» **Task statement**
Go through the listing and pick out each line with the word "diagram" in it.

» **Extracted material**
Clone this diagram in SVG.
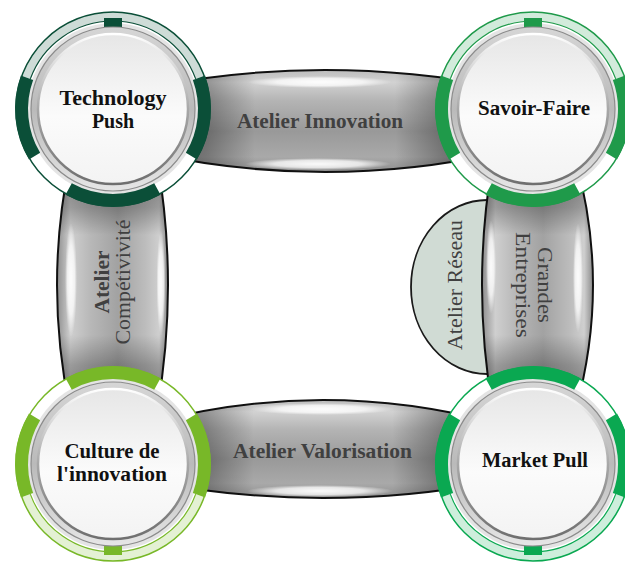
<svg xmlns="http://www.w3.org/2000/svg" width="625" height="563" viewBox="0 0 625 563">
<style>
.lbl{font-family:"Liberation Serif","Times New Roman",serif;font-weight:bold;font-size:20px;fill:#111;text-anchor:middle}
.blbl{font-family:"Liberation Serif","Times New Roman",serif;font-weight:bold;font-size:20px;fill:#404040;text-anchor:middle}
.vlbl{font-family:"Liberation Serif","Times New Roman",serif;font-size:20px;fill:#404040;text-anchor:middle}
.bar{stroke:#111;stroke-width:2}
.barH{fill:url(#gBarH)}
.barV{fill:url(#gBarV)}
.endH{fill:url(#gEndH)}
.endV{fill:url(#gEndV)}
.hl{fill:url(#gHl)}
</style>
<defs>
<linearGradient id="gBezel" x1="0" y1="0" x2="0" y2="1"><stop offset="0" stop-color="#d6d6d6"/><stop offset="0.5" stop-color="#bababa"/><stop offset="1" stop-color="#e6e6e6"/></linearGradient>
<linearGradient id="gFace" x1="0" y1="0" x2="0" y2="1"><stop offset="0" stop-color="#e6e6e6"/><stop offset="0.55" stop-color="#fbfbfb"/><stop offset="1" stop-color="#f3f3f3"/></linearGradient>
<linearGradient id="gRim" x1="0" y1="0" x2="0" y2="1"><stop offset="0" stop-color="#ffffff"/><stop offset="0.5" stop-color="#a8a8a8"/><stop offset="1" stop-color="#6f6f6f"/></linearGradient>
<linearGradient id="gBarH" x1="0" y1="0" x2="0" y2="1"><stop offset="0" stop-color="#bdbdbd"/><stop offset="0.12" stop-color="#d2d2d2"/><stop offset="0.3" stop-color="#b4b4b4"/><stop offset="0.6" stop-color="#999"/><stop offset="0.85" stop-color="#a9a9a9"/><stop offset="1" stop-color="#8e8e8e"/></linearGradient>
<linearGradient id="gEndH" x1="0" y1="0" x2="1" y2="0"><stop offset="0" stop-color="#000" stop-opacity="0.5"/><stop offset="0.16" stop-color="#000" stop-opacity="0.3"/><stop offset="0.3" stop-color="#000" stop-opacity="0"/><stop offset="0.7" stop-color="#000" stop-opacity="0"/><stop offset="0.84" stop-color="#000" stop-opacity="0.3"/><stop offset="1" stop-color="#000" stop-opacity="0.5"/></linearGradient>
<linearGradient id="gBarV" x1="0" y1="0" x2="1" y2="0"><stop offset="0" stop-color="#8e8e8e"/><stop offset="0.12" stop-color="#cfcfcf"/><stop offset="0.3" stop-color="#b8b8b8"/><stop offset="0.55" stop-color="#a2a2a2"/><stop offset="0.8" stop-color="#bdbdbd"/><stop offset="0.92" stop-color="#cfcfcf"/><stop offset="1" stop-color="#8a8a8a"/></linearGradient>
<linearGradient id="gEndV" x1="0" y1="0" x2="0" y2="1"><stop offset="0" stop-color="#000" stop-opacity="0.45"/><stop offset="0.19" stop-color="#000" stop-opacity="0.25"/><stop offset="0.3" stop-color="#000" stop-opacity="0"/><stop offset="0.7" stop-color="#000" stop-opacity="0"/><stop offset="0.82" stop-color="#000" stop-opacity="0.25"/><stop offset="1" stop-color="#000" stop-opacity="0.45"/></linearGradient>
<radialGradient id="gHl"><stop offset="0" stop-color="#fff" stop-opacity="0.95"/><stop offset="0.6" stop-color="#fff" stop-opacity="0.75"/><stop offset="1" stop-color="#fff" stop-opacity="0"/></radialGradient>
<g id="ring">
<circle r="97" fill="#fff" stroke="currentColor" stroke-width="1.5"/>
<circle r="86" fill="#e4e4e4"/>
<path d="M86.92,-31.64A92.5,92.5 0 0 0 -86.92,-31.64" fill="none" stroke="currentColor" stroke-opacity="0.2" stroke-width="9"/>
<path d="M82.69,-30.1A88,88 0 0 0 -82.69,-30.1" fill="none" stroke="currentColor" stroke-width="1.2"/>
<path d="M-85.98,-31.29A91.5,91.5 0 0 0 -78.43,47.12M78.43,47.12A91.5,91.5 0 0 0 85.98,-31.29M-44.36,80.03A91.5,91.5 0 0 0 44.36,80.03" fill="none" stroke="currentColor" stroke-width="13"/>
<rect x="-9" y="-91" width="18" height="9" fill="currentColor"/>
</g>
<g id="bezel">
<circle r="82" fill="url(#gBezel)" stroke="#8c8c8c" stroke-width="1.2"/>
<circle r="75" fill="url(#gFace)" stroke="url(#gRim)" stroke-width="2.5"/>
</g>
</defs>

<g id="atelier-reseau">
<path d="M487,200A76,87 0 0 0 487,374L500,374L500,200Z" fill="#d0dbd4" stroke="#1a1a1a" stroke-width="1.8"/>
<text class="vlbl" transform="translate(455,285) rotate(-90)" x="0" y="7" textLength="130" lengthAdjust="spacingAndGlyphs">Atelier Réseau</text>
</g>

<g id="connectors">
<g id="conn-innovation">
<path class="bar barH" d="M150,87Q325,53 500,87L500,153Q325,191 150,153Z"/>
<path class="endH" d="M150,87Q325,53 500,87L500,153Q325,191 150,153Z"/>
<ellipse class="hl" cx="320" cy="82" rx="72" ry="6"/>
<ellipse class="hl" cx="318" cy="164" rx="73" ry="6"/>
<text class="blbl" x="320" y="128" textLength="166" lengthAdjust="spacingAndGlyphs">Atelier Innovation</text>
</g>
<g id="conn-valorisation">
<path class="bar barH" d="M150,422.9Q323,377.1 496,422.9L496,481.4Q323,514.6 150,481.4Z"/>
<path class="endH" d="M150,422.9Q323,377.1 496,422.9L496,481.4Q323,514.6 150,481.4Z"/>
<ellipse class="hl" cx="322" cy="409" rx="72" ry="6"/>
<ellipse class="hl" cx="320" cy="491" rx="73" ry="6"/>
<text class="blbl" x="322.5" y="458" textLength="179" lengthAdjust="spacingAndGlyphs">Atelier Valorisation</text>
</g>
<g id="conn-competitivite">
<path class="bar barV" d="M70,160Q44,285 70,410L157.2,410Q178.8,285 157.2,160Z"/>
<path class="endV" d="M70,160Q44,285 70,410L157.2,410Q178.8,285 157.2,160Z"/>
<ellipse class="hl" cx="71" cy="280" rx="6" ry="57"/>
<ellipse class="hl" cx="161" cy="283" rx="4.5" ry="53"/>
<text class="blbl" transform="translate(113,282) rotate(-90)" x="0" y="-4" textLength="63" lengthAdjust="spacingAndGlyphs">Atelier</text>
<text class="vlbl" transform="translate(113,282) rotate(-90)" x="0" y="17" textLength="125" lengthAdjust="spacingAndGlyphs">Compétivivité</text>
</g>
<g id="conn-entreprises">
<path class="bar barV" d="M492.8,160Q471.2,285 492.8,410L575.7,410Q610.3,285 575.7,160Z"/>
<path class="endV" d="M492.8,160Q471.2,285 492.8,410L575.7,410Q610.3,285 575.7,160Z"/>
<ellipse class="hl" cx="491" cy="267" rx="5" ry="47"/>
<ellipse class="hl" cx="578" cy="278" rx="5" ry="55"/>
<text class="vlbl" transform="translate(528,285) rotate(90)" x="0" y="-10" textLength="76" lengthAdjust="spacingAndGlyphs">Grandes</text>
<text class="vlbl" transform="translate(528,285) rotate(90)" x="0" y="12" textLength="106" lengthAdjust="spacingAndGlyphs">Entreprises</text>
</g>
</g>

<g id="node-technology-push" transform="translate(113,109)">
<use href="#ring" style="color:#0b4f38"/>
<use href="#bezel"/>
<text class="lbl" x="0" y="-4" textLength="107" lengthAdjust="spacingAndGlyphs">Technology</text>
<text class="lbl" x="0" y="19">Push</text>
</g>
<g id="node-savoir-faire" transform="translate(533,109)">
<use href="#ring" style="color:#1f9a4a"/>
<use href="#bezel"/>
<text class="lbl" x="1" y="6" textLength="112" lengthAdjust="spacingAndGlyphs">Savoir-Faire</text>
</g>
<g id="node-culture" transform="translate(113,464)">
<use href="#ring" transform="scale(1,-1)" style="color:#78b828"/>
<use href="#bezel"/>
<text class="lbl" x="-1" y="-6" textLength="95" lengthAdjust="spacingAndGlyphs">Culture de</text>
<text class="lbl" x="-1" y="17" textLength="110" lengthAdjust="spacingAndGlyphs">l'innovation</text>
</g>
<g id="node-market-pull" transform="translate(533,464)">
<use href="#ring" transform="scale(1,-1)" style="color:#0aa851"/>
<use href="#bezel"/>
<text class="lbl" x="2" y="3" textLength="106" lengthAdjust="spacingAndGlyphs">Market Pull</text>
</g>
</svg>
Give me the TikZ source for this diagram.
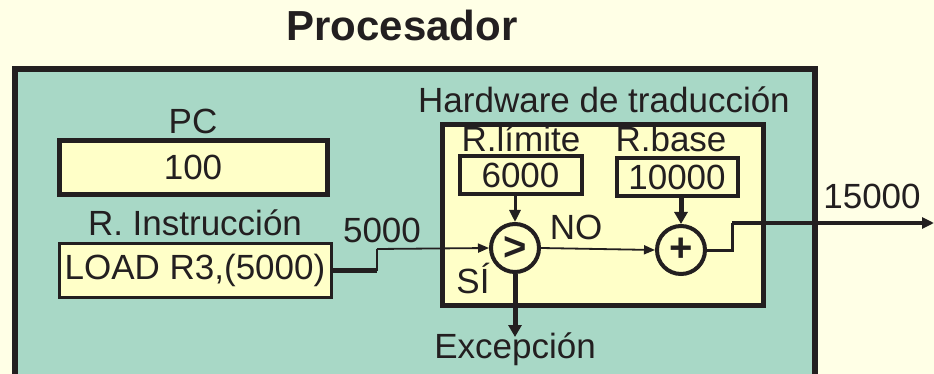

» **Correct answer**
Clone this diagram in SVG.
Give me the TikZ source for this diagram.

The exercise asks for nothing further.